E.g. the mapper being killed:
- tedge
- mosquitto
- mqtt
tedge mqtt sub 'te/+/+/+/+/status/health'
mosquitto_sub -t 'te/+/+/+/+/status/health'
te/+/+/+/+/status/health
INFO: Connected
[te/device/main/service/mosquitto-c8y-bridge/status/health] 1
[te/device/main/service/tedge-mapper-c8y/status/health] {"pid":51367,"status":"down"}
[te/device/main/service/tedge-agent/status/health] {"pid":13280,"status":"up","time":"2023-02-02T09:37:47+00:00"}
Supported MQTT health endpoint topics​
The following endpoints are currently supported:
te/device/main/service/tedge-agent/status/health
te/device/main/service/tedge-mapper-c8y/status/health
te/device/main/service/tedge-mapper-az/status/health
te/device/main/service/tedge-mapper-aws/status/health
te/device/main/service/tedge-mapper-collectd/status/health
te/device/main/service/tedge-log-plugin/status/health
te/device/main/service/tedge-configuration-plugin/status/health
All future tedge services will also follow the same topic naming scheme convention.

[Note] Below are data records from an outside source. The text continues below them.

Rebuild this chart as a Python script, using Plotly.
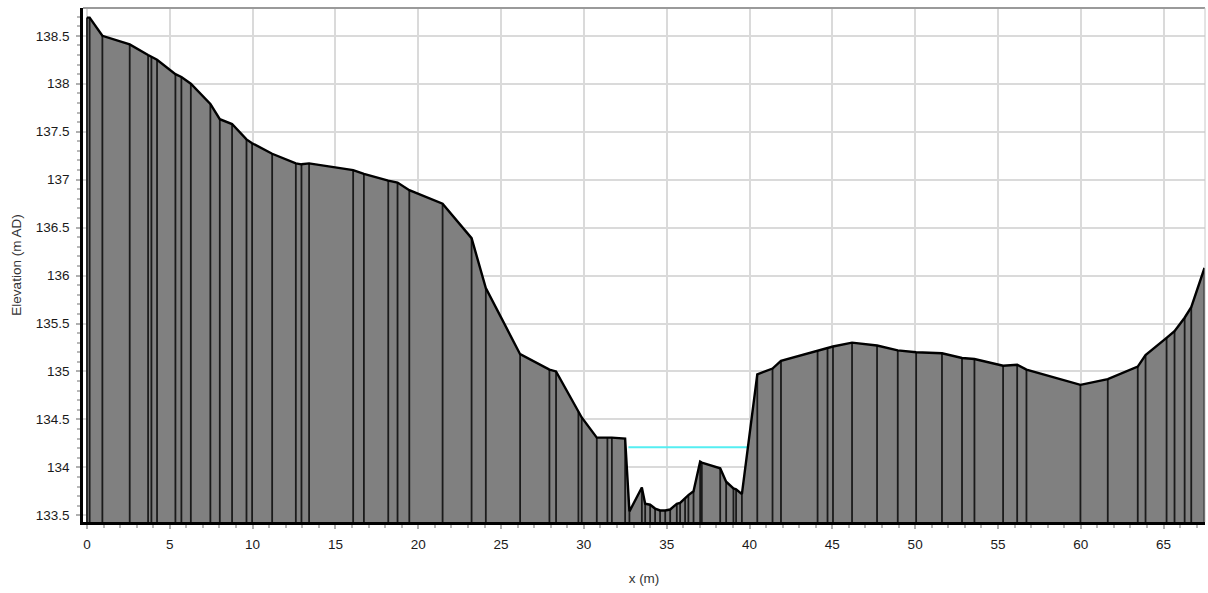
import plotly.graph_objects as go

# Cross-section profile (chainage in m, elevation in m AD)
chainage = [0.0, 0.16, 0.93, 2.58, 3.69, 3.89, 4.23, 5.34, 5.70, 6.27, 7.45, 8.02, 8.76,
            9.63, 9.97, 11.18, 12.61, 12.95, 13.41, 16.07, 16.72, 18.19, 18.75, 19.46,
            21.47, 23.22, 24.08, 26.15, 27.92, 28.32, 29.67, 29.87, 30.78, 31.42, 31.69,
            32.49, 32.75, 33.50, 33.70, 34.00, 34.30, 34.60, 34.91, 35.21, 35.61, 35.81,
            36.11, 36.31, 36.62, 37.02, 37.12, 38.23, 38.59, 39.03, 39.19, 39.54, 40.47,
            41.39, 41.90, 44.11, 44.71, 45.04, 46.19, 47.70, 48.95, 50.06, 51.62, 52.83,
            53.58, 55.31, 56.16, 56.72, 59.98, 61.63, 63.44, 63.91, 65.18, 65.66, 66.27,
            66.67, 67.47]
elevation = [138.69, 138.69, 138.50, 138.41, 138.30, 138.28, 138.25, 138.10, 138.07,
             138.00, 137.79, 137.63, 137.58, 137.42, 137.38, 137.27, 137.17, 137.16,
             137.17, 137.10, 137.06, 136.99, 136.97, 136.89, 136.75, 136.39, 135.87,
             135.18, 135.02, 135.00, 134.58, 134.52, 134.31, 134.31, 134.31, 134.30,
             133.54, 133.79, 133.62, 133.61, 133.57, 133.55, 133.55, 133.56, 133.62,
             133.63, 133.68, 133.71, 133.75, 134.06, 134.05, 133.99, 133.85, 133.78,
             133.77, 133.72, 134.97, 135.03, 135.11, 135.22, 135.25, 135.26, 135.30,
             135.27, 135.22, 135.20, 135.19, 135.14, 135.13, 135.06, 135.07, 135.02,
             134.86, 134.92, 135.05, 135.17, 135.35, 135.42, 135.56, 135.67, 136.08]

water_x = [32.69, 39.94]
water_level = 134.21

x_range = [-0.24, 67.5]
y_range = [133.43, 138.79]

x_tickvals = [0, 5, 10, 15, 20, 25, 30, 35, 40, 45, 50, 55, 60, 65]
x_ticktext = ["0", "5", "10", "15", "20", "25", "30", "35", "40", "45", "50", "55", "60", "65"]
y_tickvals = [133.5, 134, 134.5, 135, 135.5, 136, 136.5, 137, 137.5, 138, 138.5]
y_ticktext = ["133.5", "134", "134.5", "135", "135.5", "136", "136.5", "137", "137.5", "138", "138.5"]

FONT = "Liberation Sans, Arial, sans-serif"

fig = go.Figure()

# filled ground
fig.add_trace(go.Scatter(x=chainage, y=elevation, mode="lines", fill="tozeroy",
                         fillcolor="#808080", line=dict(width=0, color="#808080"),
                         hoverinfo="skip", showlegend=False))

# vertical lines at each survey point
vx, vy = [], []
for xi, yi in zip(chainage, elevation):
    vx += [xi, xi, None]
    vy += [y_range[0], yi, None]
fig.add_trace(go.Scatter(x=vx, y=vy, mode="lines",
                         line=dict(color="#1a1a1a", width=1.8),
                         hoverinfo="skip", showlegend=False))

# water level
fig.add_trace(go.Scatter(x=water_x, y=[water_level, water_level], mode="lines",
                         line=dict(color="#55eef2", width=2),
                         hoverinfo="skip", showlegend=False))

# profile outline
fig.add_trace(go.Scatter(x=chainage, y=elevation, mode="lines",
                         line=dict(color="#000000", width=2.4),
                         showlegend=False))

fig.update_layout(
    width=1208, height=593,
    margin=dict(l=83, r=3, t=8, b=71),
    paper_bgcolor="white", plot_bgcolor="white",
    font=dict(family=FONT, size=13.5, color="#1a1a1a"),
    xaxis=dict(range=x_range, tickvals=x_tickvals, ticktext=x_ticktext,
               automargin=False,
               showgrid=True, gridcolor="#dadada", gridwidth=1.6,
               zeroline=False, showline=True, linecolor="#000", linewidth=3,
               ticks="outside", ticklen=4, tickcolor="#b0b0b0", tickwidth=1.5,
               ticklabelstandoff=4,
               minor=dict(dtick=1, tick0=0, ticks="outside", ticklen=3,
                          tickcolor="#b8b8b8", tickwidth=1.5, showgrid=False),
               title=dict(text="x (m)", font=dict(size=13.5, color="#333"), standoff=23)),
    yaxis=dict(range=y_range, tickvals=y_tickvals, ticktext=y_ticktext,
               automargin=False,
               showgrid=True, gridcolor="#dadada", gridwidth=1.6,
               zeroline=False, showline=True, linecolor="#000", linewidth=2.5,
               ticks="outside", ticklen=4, tickcolor="#b0b0b0", tickwidth=1.5,
               ticklabelstandoff=4,
               minor=dict(dtick=0.1, tick0=133.5, ticks="outside", ticklen=3,
                          tickcolor="#b8b8b8", tickwidth=1.5, showgrid=False),
               title=dict(text="Elevation (m AD)", font=dict(size=13.5, color="#333"), standoff=12)),
    shapes=[
        dict(type="line", xref="paper", yref="paper", x0=0, x1=1, y0=1, y1=1,
             line=dict(color="#9a9a9a", width=2)),
        dict(type="line", xref="paper", yref="paper", x0=1, x1=1, y0=0, y1=1,
             line=dict(color="#c8c8c8", width=1)),
    ],
)

fig.write_html("out.html", config={"displayModeBar": False},
               post_script="document.body.style.margin='0';document.body.style.overflow='hidden';")
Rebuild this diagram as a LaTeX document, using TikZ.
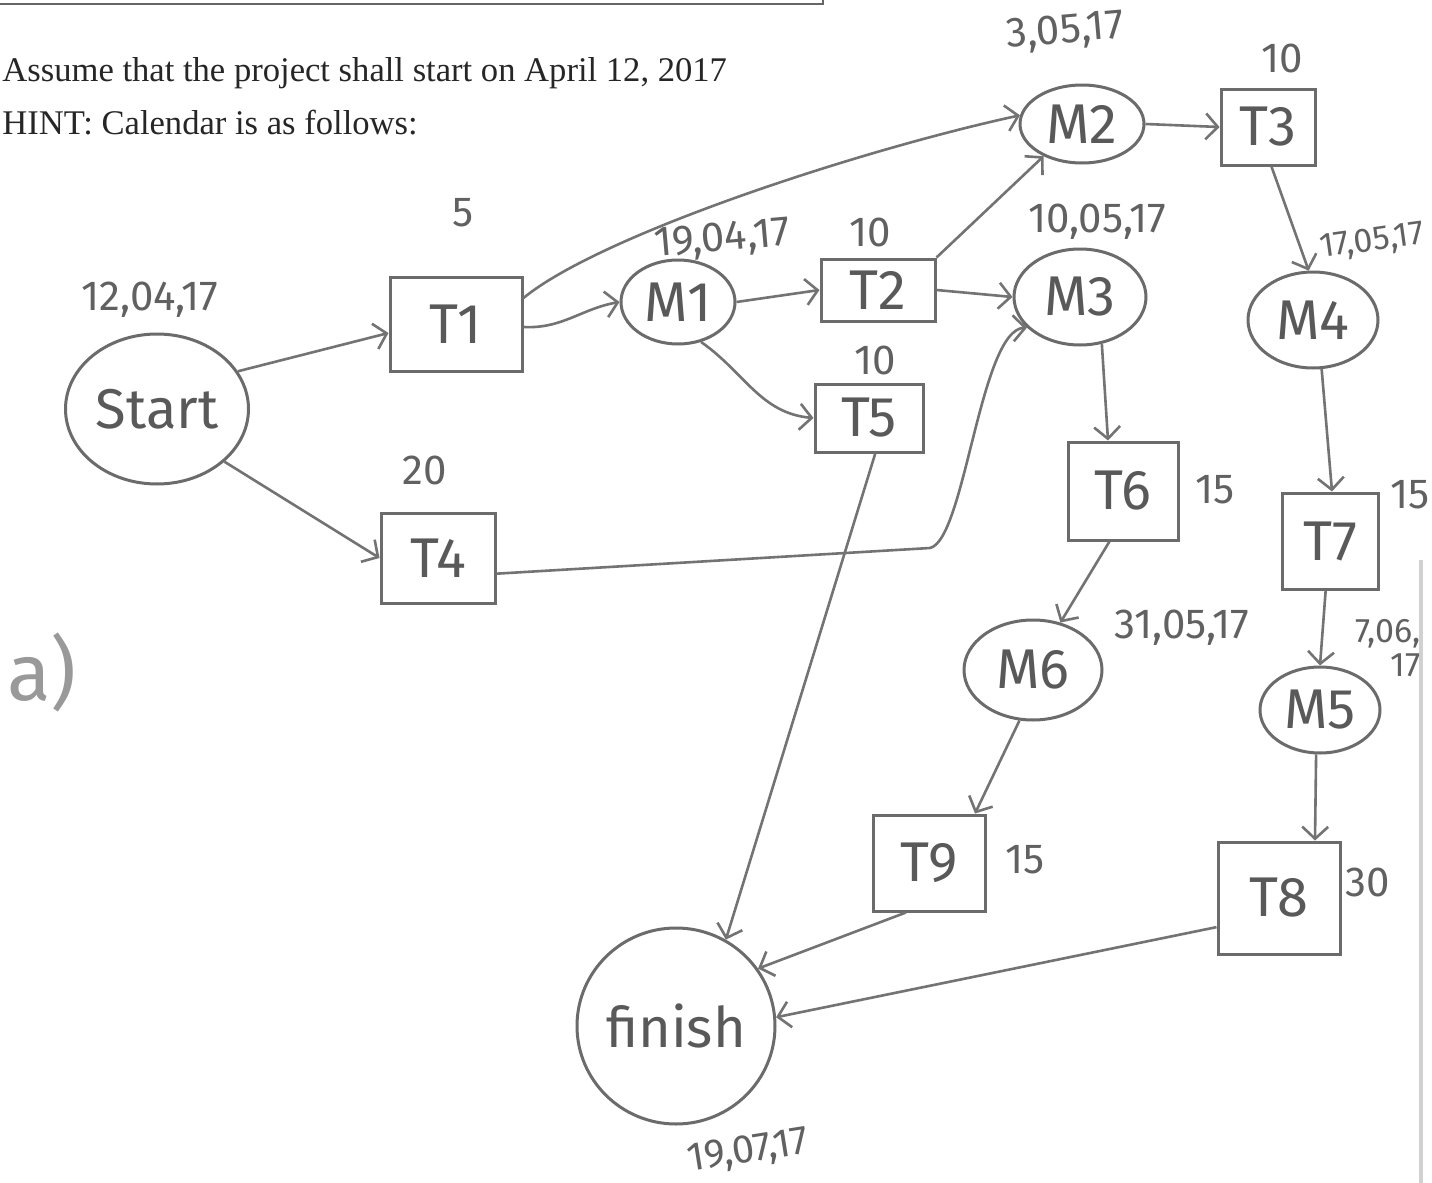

Mosquitto bridge health endpoints​
The mosquitto bridge clients connecting thin-edge devices to the respective cloud platforms also report their health
status as retained messages to te/device/main/service/<mosquitto-cloud-bridge>/status/health
topics. The health check
messages published by these clients are just numeric values 1
or 0
, indicating active and dead bridge clients
respectively.
Here are the health endpoints of currently supported clouds, bridged with mosquitto:
Cloud | Health topic |
---|---|
Cumulocity | te/device/main/service/mosquitto-c8y-bridge/status/health |
Azure | te/device/main/service/mosquitto-az-bridge/status/health |
AWS | te/device/main/service/mosquitto-aws-bridge/status/health |
Explicit health check requests via te/<bridge-service-topic-id>/cmd/health/check
topics is not supported by these bridge clients.
Since the health status messages are sent as retained messages, just subscribing to these health topics is sufficient to get the latest status.